Das heißt, besonders für das internationale Geschäft muss man sich ein dickes Fell zulegen?

Gedeck: Ich hab mir schon länger abgewöhnt, mich zu sehr in ein Projekt festzubeißen, solange ich den unterschriebenen Vertrag noch nicht auf meinem Tisch liegen habe. Erst wenn ich weiß: Okay, wir fangen am 19. März an zu drehen, stürze ich mich in die Arbeit. Man entwickelt eine Flexibilität. Ich kann jetzt noch nicht sagen, was ich in diesem Jahr machen werde. Die Sachen liegen da, aber ich weiß nicht, ob beziehungsweise wann sie zustande kommen. Und irgendwann ist man an dem Punkt, wo man sagt: Gut, ich lebe damit, dass ich in einer Planungsunsicherheit lebe. Und das muss man aushalten können. Man darf nicht zu enttäuscht sein und sagen: Ich bin ein Nichts. Dann kann man als Künstler oder Schauspieler einpacken.

Sie sind mittlerweile überwiegend im Kino zu sehen. Hat Ihnen das Fernsehen überhaupt noch etwas zu bieten?

Gedeck: Es gibt jetzt ein sehr gutes Fernsehprojekt, das ich geneigt bin zu machen im Herbst. Da geht es um eine Geschichte mit aktuellem Zeitbezug. Und im Mai läuft ein Film, den ich mit Klaus Maria Brandauer über das Thema „Demenz“ gedreht habe. Das finde ich beim Fernsehen immer toll, dass man tatsächlich auf das reagieren kann, was passiert ist. Es gibt immer wieder tolle Projekte, bei denen ich gerne mitmache. Ich finde, das Fernsehen ist unbedingt eine kulturelle Kraft, die ausgeschöpft werden muss bei uns — und die auf Vordermann gebracht werden muss.

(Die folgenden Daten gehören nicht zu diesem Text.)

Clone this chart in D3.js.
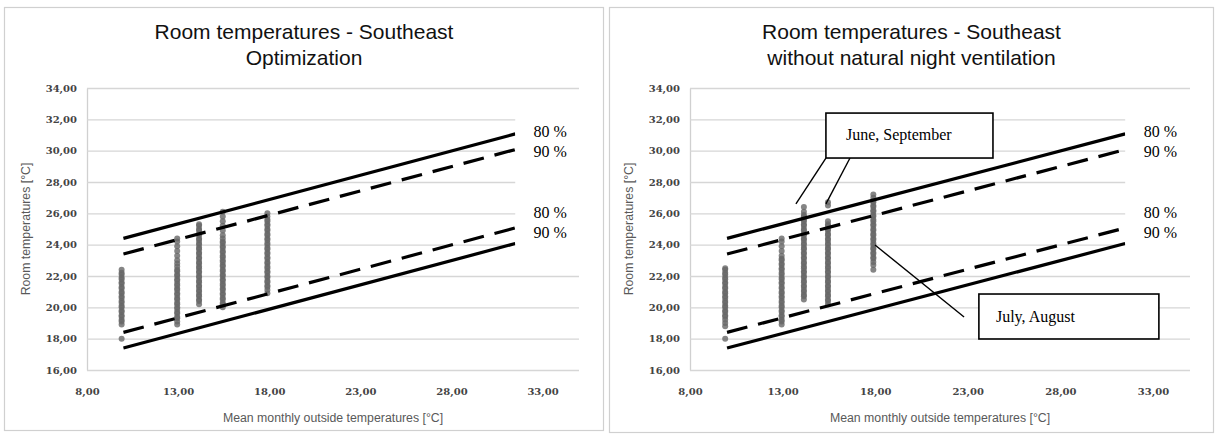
<!DOCTYPE html>
<html><head><meta charset="utf-8">
<script src="https://cdn.jsdelivr.net/npm/d3@7"></script>
<style>body{margin:0;background:#fff}svg{display:block}</style>
</head><body>
<svg id="c" width="1215" height="434"></svg>
<script>
// ---------- data ----------
const xTicks = [8, 13, 18, 23, 28, 33];
const yTicks = [16, 18, 20, 22, 24, 26, 28, 30, 32, 34];
const titleLeft = ["Room temperatures - Southeast", "Optimization"];
const titleRight = ["Room temperatures - Southeast", "without natural night ventilation"];
const xAxisTitle = "Mean monthly outside temperatures [°C]";
const yAxisTitle = "Room temperatures [°C]";

// comfort limits (start / end of each line)
const comfortX = [10, 31.5];
const upper80 = [24.4, 31.07];
const upper90 = [23.4, 30.07];
const lower90 = [18.4, 25.07];
const lower80 = [17.4, 24.07];
const bandLabels = ["80 %", "90 %", "80 %", "90 %"];

// mean monthly outside temperature of each month column
const monthX = [9.9, 12.95, 14.15, 15.45, 17.9];

// room temperatures, Optimization
const opt1 = [18.0, 18.9, 19.1, 19.2, 19.4, 19.5, 19.7, 19.8, 20.0, 20.1, 20.3, 20.4, 20.6, 20.7, 20.9, 21.0, 21.2, 21.3, 21.5, 21.6, 21.8, 21.9, 22.1, 22.2, 22.4];
const opt2 = [18.9, 19.1, 19.3, 19.4, 19.6, 19.7, 19.9, 20.0, 20.2, 20.3, 20.5, 20.6, 20.8, 20.9, 21.1, 21.2, 21.4, 21.5, 21.7, 21.8, 22.0, 22.1, 22.3, 22.4, 22.6, 22.8, 23.0, 23.3, 23.6, 23.9, 24.2, 24.4];
const opt3 = [20.2, 20.4, 20.5, 20.7, 20.8, 21.0, 21.1, 21.3, 21.4, 21.6, 21.7, 21.9, 22.0, 22.2, 22.3, 22.5, 22.6, 22.8, 22.9, 23.1, 23.2, 23.4, 23.5, 23.7, 23.8, 24.0, 24.1, 24.3, 24.4, 24.6, 24.7, 24.9, 25.0, 25.2, 25.3];
const opt4 = [20.0, 20.2, 20.3, 20.5, 20.6, 20.8, 20.9, 21.1, 21.2, 21.4, 21.5, 21.7, 21.8, 22.0, 22.1, 22.3, 22.4, 22.6, 22.7, 22.9, 23.0, 23.2, 23.3, 23.5, 23.6, 23.8, 23.9, 24.1, 24.2, 24.4, 24.6, 24.9, 25.2, 25.5, 25.8, 26.1];
const opt5 = [20.9, 21.1, 21.3, 21.4, 21.6, 21.7, 21.9, 22.0, 22.2, 22.3, 22.5, 22.6, 22.8, 22.9, 23.1, 23.2, 23.4, 23.5, 23.7, 23.8, 24.0, 24.1, 24.3, 24.4, 24.6, 24.7, 24.9, 25.0, 25.2, 25.3, 25.5, 25.6, 25.8, 26.0];

// room temperatures, without natural night ventilation
const nov1 = [18.0, 18.8, 19.0, 19.2, 19.4, 19.5, 19.7, 19.8, 20.0, 20.1, 20.3, 20.4, 20.6, 20.7, 20.9, 21.0, 21.2, 21.3, 21.5, 21.6, 21.8, 21.9, 22.1, 22.2, 22.4, 22.5];
const nov2 = [18.9, 19.1, 19.2, 19.4, 19.5, 19.7, 19.8, 20.0, 20.1, 20.3, 20.4, 20.6, 20.7, 20.9, 21.0, 21.2, 21.3, 21.5, 21.6, 21.8, 21.9, 22.1, 22.2, 22.4, 22.5, 22.7, 22.8, 23.0, 23.1, 23.3, 23.6, 23.9, 24.2, 24.4];
const nov3 = [20.5, 20.7, 20.8, 21.0, 21.1, 21.3, 21.4, 21.6, 21.7, 21.9, 22.0, 22.2, 22.3, 22.5, 22.6, 22.8, 22.9, 23.1, 23.2, 23.4, 23.5, 23.7, 23.8, 24.0, 24.1, 24.3, 24.4, 24.6, 24.7, 24.9, 25.0, 25.2, 25.3, 25.5, 25.6, 25.8, 25.9, 26.1, 26.4];
const nov4 = [20.2, 20.4, 20.5, 20.7, 20.8, 21.0, 21.1, 21.3, 21.4, 21.6, 21.7, 21.9, 22.0, 22.2, 22.3, 22.5, 22.6, 22.8, 22.9, 23.1, 23.2, 23.4, 23.5, 23.7, 23.8, 24.0, 24.1, 24.3, 24.4, 24.6, 24.7, 24.9, 25.0, 25.2, 25.3, 25.5, 26.5, 26.7];
const nov5 = [22.4, 22.7, 22.9, 23.1, 23.2, 23.4, 23.5, 23.7, 23.8, 24.0, 24.1, 24.3, 24.4, 24.6, 24.7, 24.9, 25.0, 25.2, 25.3, 25.5, 25.6, 25.8, 25.9, 26.1, 26.2, 26.4, 26.5, 26.7, 26.8, 27.0, 27.2];

// annotation callouts (right chart)
const calloutTexts = ["June, September", "July, August"];

// ---------- drawing ----------
const svg = d3.select("#c");
const fmt = v => d3.format(".2f")(v).replace(".", ",");

function drawPanel(cfg) {
  const g = svg.append("g");
  // chart area border
  g.append("rect").attr("x", cfg.box[0]).attr("y", cfg.box[1])
    .attr("width", cfg.box[2] - cfg.box[0]).attr("height", cfg.box[3] - cfg.box[1])
    .attr("fill", "#fff").attr("stroke", "#d0d0d0").attr("stroke-width", 1.2);

  const x = d3.scaleLinear().domain([8, 35]).range([cfg.left, cfg.right]);
  const y = d3.scaleLinear().domain([16, 34]).range([370, 88]);
  const cx = (cfg.box[0] + cfg.box[2]) / 2;

  // title
  const t = g.append("text").attr("text-anchor", "middle")
    .attr("font-family", "Liberation Sans, Arial, sans-serif").attr("font-size", 21).attr("fill", "#111");
  t.append("tspan").attr("x", cx).attr("y", 39).text(cfg.title[0]);
  t.append("tspan").attr("x", cx).attr("y", 65).text(cfg.title[1]);

  // y axis with gridlines
  const ya = g.append("g").attr("transform", `translate(${cfg.left},0)`)
    .call(d3.axisLeft(y).tickValues(yTicks).tickFormat(fmt)
      .tickSize(-(cfg.right - cfg.left)).tickSizeOuter(0).tickPadding(10));
  ya.select(".domain").attr("stroke", "#d0d0d0").attr("stroke-width", 1.3);
  ya.selectAll(".tick line").attr("stroke", "#d6d6d6").attr("stroke-width", 1.4);
  ya.selectAll(".tick text").attr("font-family", "DejaVu Serif, serif").attr("font-weight", "bold")
    .attr("font-size", 10).attr("fill", "#444");

  // x axis
  const xa = g.append("g").attr("transform", "translate(0,370)")
    .call(d3.axisBottom(x).tickValues(xTicks).tickFormat(fmt).tickSize(0).tickPadding(18));
  xa.select(".domain").remove();
  xa.selectAll(".tick text").attr("font-family", "DejaVu Serif, serif").attr("font-weight", "bold")
    .attr("font-size", 10).attr("fill", "#444");

  // axis titles
  g.append("text").attr("x", (cfg.left + cfg.right) / 2).attr("y", 422).attr("text-anchor", "middle")
    .attr("font-family", "Liberation Sans, Arial, sans-serif").attr("font-size", 12.3).attr("fill", "#595959")
    .text(xAxisTitle);
  g.append("text").attr("transform", `translate(${cfg.left - 57},229) rotate(-90)`).attr("text-anchor", "middle")
    .attr("font-family", "Liberation Sans, Arial, sans-serif").attr("font-size", 12.3).attr("fill", "#595959")
    .text(yAxisTitle);

  // scatter columns
  const pts = [];
  cfg.cols.forEach((col, i) => col.forEach(v => pts.push([monthX[i], v])));
  g.append("g").selectAll("circle").data(pts).join("circle")
    .attr("cx", d => x(d[0])).attr("cy", d => y(d[1])).attr("r", 3)
    .attr("fill", "#666").attr("fill-opacity", 0.8);

  // comfort lines
  const lines = [[upper80, false], [upper90, true], [lower90, true], [lower80, false]];
  const lineGen = d3.line().x(d => x(d[0])).y(d => y(d[1]));
  lines.forEach(([vals, dashed]) => {
    g.append("path").attr("d", lineGen(comfortX.map((xv, i) => [xv, vals[i]])))
      .attr("fill", "none").attr("stroke", "#000").attr("stroke-width", 3.2)
      .attr("stroke-dasharray", dashed ? "21,11" : null);
  });

  // white label box with band labels
  g.append("rect").attr("x", x(31.5)).attr("y", y(33.3))
    .attr("width", cfg.right + 14 - x(31.5)).attr("height", y(23.1) - y(33.3)).attr("fill", "#fff");
  const labY = [30.9, 29.6, 25.7, 24.4];
  bandLabels.forEach((s, i) => {
    g.append("text").attr("x", x(32.5)).attr("y", y(labY[i]))
      .attr("font-family", "Liberation Serif, Times New Roman, serif").attr("font-size", 16).attr("fill", "#000")
      .text(s);
  });

  return {g, x, y};
}

drawPanel({box: [4.5, 7.5, 603.5, 430.5], left: 87, right: 579, title: titleLeft,
  cols: [opt1, opt2, opt3, opt4, opt5]});
const R = drawPanel({box: [609.5, 7.5, 1213.5, 432.5], left: 690, right: 1190, title: titleRight,
  cols: [nov1, nov2, nov3, nov4, nov5]});

// callouts on the right chart
(function () {
  const {g, x, y} = R;
  const leaders = [
    [[15.34, 29.53], [13.72, 26.6]],
    [[16.64, 29.53], [15.34, 26.6]],
    [[17.99, 23.98], [22.8, 19.38]]
  ];
  leaders.forEach(l => g.append("line")
    .attr("x1", x(l[0][0])).attr("y1", y(l[0][1])).attr("x2", x(l[1][0])).attr("y2", y(l[1][1]))
    .attr("stroke", "#000").attr("stroke-width", 1.4));
  const boxes = [
    {x0: 15.34, x1: 24.36, y0: 32.4, y1: 29.53, tx: 16.42, ty: 30.68},
    {x0: 23.6, x1: 33.32, y0: 20.85, y1: 17.98, tx: 24.52, ty: 19.06}
  ];
  boxes.forEach((b, i) => {
    g.append("rect").attr("x", x(b.x0)).attr("y", y(b.y0))
      .attr("width", x(b.x1) - x(b.x0)).attr("height", y(b.y1) - y(b.y0))
      .attr("fill", "#fff").attr("stroke", "#000").attr("stroke-width", 1.6);
    g.append("text").attr("x", x(b.tx)).attr("y", y(b.ty))
      .attr("font-family", "Liberation Serif, Times New Roman, serif").attr("font-size", 16).attr("fill", "#000")
      .text(calloutTexts[i]);
  });
})();
</script>
</body></html>
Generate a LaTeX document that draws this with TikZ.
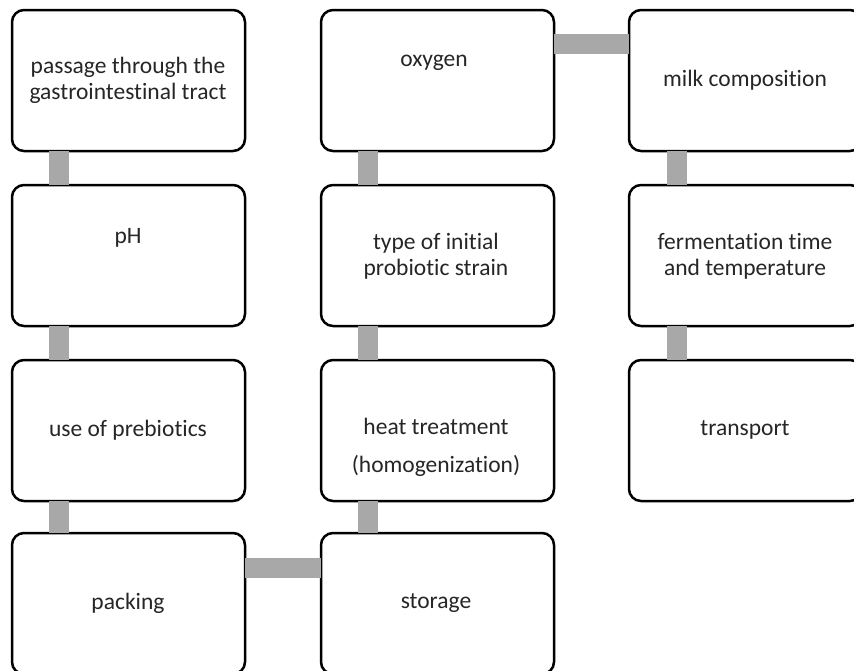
\documentclass[tikz,border=0pt]{standalone}
\usepackage{fontspec}
\setmainfont{Carlito}[Ligatures=NoCommon]
\definecolor{txtgray}{HTML}{262626}
\definecolor{conngray}{HTML}{A8A8A8}
\tikzset{
  box/.style={draw=black, line width=2.5pt, rounded corners=12pt, fill=white,
    minimum width=233pt, minimum height=141pt, inner sep=0pt, outer sep=0pt, anchor=north west},
  lbl/.style={text=txtgray, font=\fontsize{23.5}{26}\selectfont, align=center, inner sep=0pt},
  conn/.style={draw=conngray, line width=20pt}
}
\begin{document}
\begin{tikzpicture}[x=1pt,y=-1pt]
\useasboundingbox (0,0) rectangle (854,670);
% boxes
\node[box] (b11) at (12,10) {};
\node[box] (b21) at (12,185) {};
\node[box] (b31) at (12,360) {};
\node[box] (b41) at (12,533) {};
\node[box] (b12) at (321,10) {};
\node[box] (b22) at (321,185) {};
\node[box] (b32) at (321,360) {};
\node[box] (b42) at (321,533) {};
\node[box] (b13) at (629,10) {};
\node[box] (b23) at (629,185) {};
\node[box] (b33) at (629,360) {};
% connectors
\draw[conn] ([xshift=47pt]b11.south west) -- ([xshift=47pt]b21.north west);
\draw[conn] ([xshift=47pt]b21.south west) -- ([xshift=47pt]b31.north west);
\draw[conn] ([xshift=47pt]b31.south west) -- ([xshift=47pt]b41.north west);
\draw[conn] ([xshift=47pt]b12.south west) -- ([xshift=47pt]b22.north west);
\draw[conn] ([xshift=47pt]b22.south west) -- ([xshift=47pt]b32.north west);
\draw[conn] ([xshift=47pt]b32.south west) -- ([xshift=47pt]b42.north west);
\draw[conn] ([xshift=48pt]b13.south west) -- ([xshift=48pt]b23.north west);
\draw[conn] ([xshift=48pt]b23.south west) -- ([xshift=48pt]b33.north west);
\draw[conn] ([yshift=-34pt]b12.north east) -- ([yshift=-34pt]b13.north west);
\draw[conn] ([yshift=-34.5pt]b41.north east) -- ([yshift=-34.5pt]b42.north west);
% labels
\node[lbl] (t11) at (128,80) {passage through the\\gastrointestinal tract};
\node[lbl] (t12) at (434,63) {oxygen};
\node[lbl] (t13) at (745,80) {milk composition};
\node[lbl] (t21) at (128,238) {pH};
\node[lbl] (t22) at (436,256) {type of initial\\probiotic strain};
\node[lbl] (t23) at (745,256) {fermentation time\\and temperature};
\node[lbl] (t31) at (128,430) {use of prebiotics};
\node[lbl] (t32) at (436,447) {heat treatment\\[12pt](homogenization)};
\node[lbl] (t33) at (745,430) {transport};
\node[lbl] (t41) at (128,603) {packing};
\node[lbl] (t42) at (436,603) {storage};
\end{tikzpicture}
\end{document}
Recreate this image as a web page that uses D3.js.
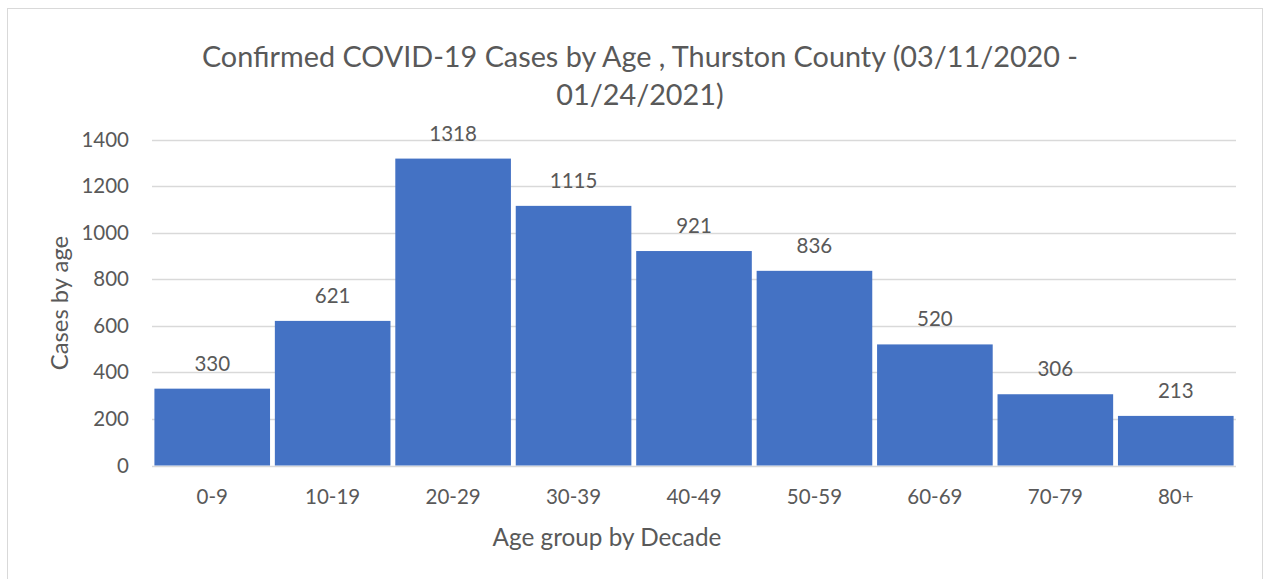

Im US-Fernsehen gibt es immer mehr beliebte Serien, in denen Hollywoodschauspieler und -regisseure arbeiten. Schauen Sie die? Und wenn ja, voller Neid?

Gedeck: Von Berufswegen müsste ich mir das anschauen, aber für mich ist das auch vertane Zeit. Wahrscheinlich, weil ich jetzt in der zweiten Lebenshälfte bin, denke ich: Was mach ich mit meiner Zeit? Ich möchte lieber mit meinen Eltern zusammen sein, die sind nicht mehr die jüngsten. Oder mit meinen Nichten, oder ich möchte lieber alleine sein und einen Brief schreiben oder lesen. Außerdem habe ich mehr Lust, so was selbst zu spielen, ich möchte, dass wir solche Serien hier auch drehen. Und ich könnte vor Wut darüber schreien, dass man Dominik Grafs Serie „Im Angesicht des Verbrechens“ seinerzeit auf 23 Uhr platziert hat. Und dass es nach „Der Turm“ gleich noch 20 „Turms“ geben muss. Jetzt müssen es plötzlich alles DDR-Stoffe sein, mit immer den gleichen Schauspielern nach dem immer gleichen Grundprinzip verfilmt. Angst, Angst, Angst regiert da.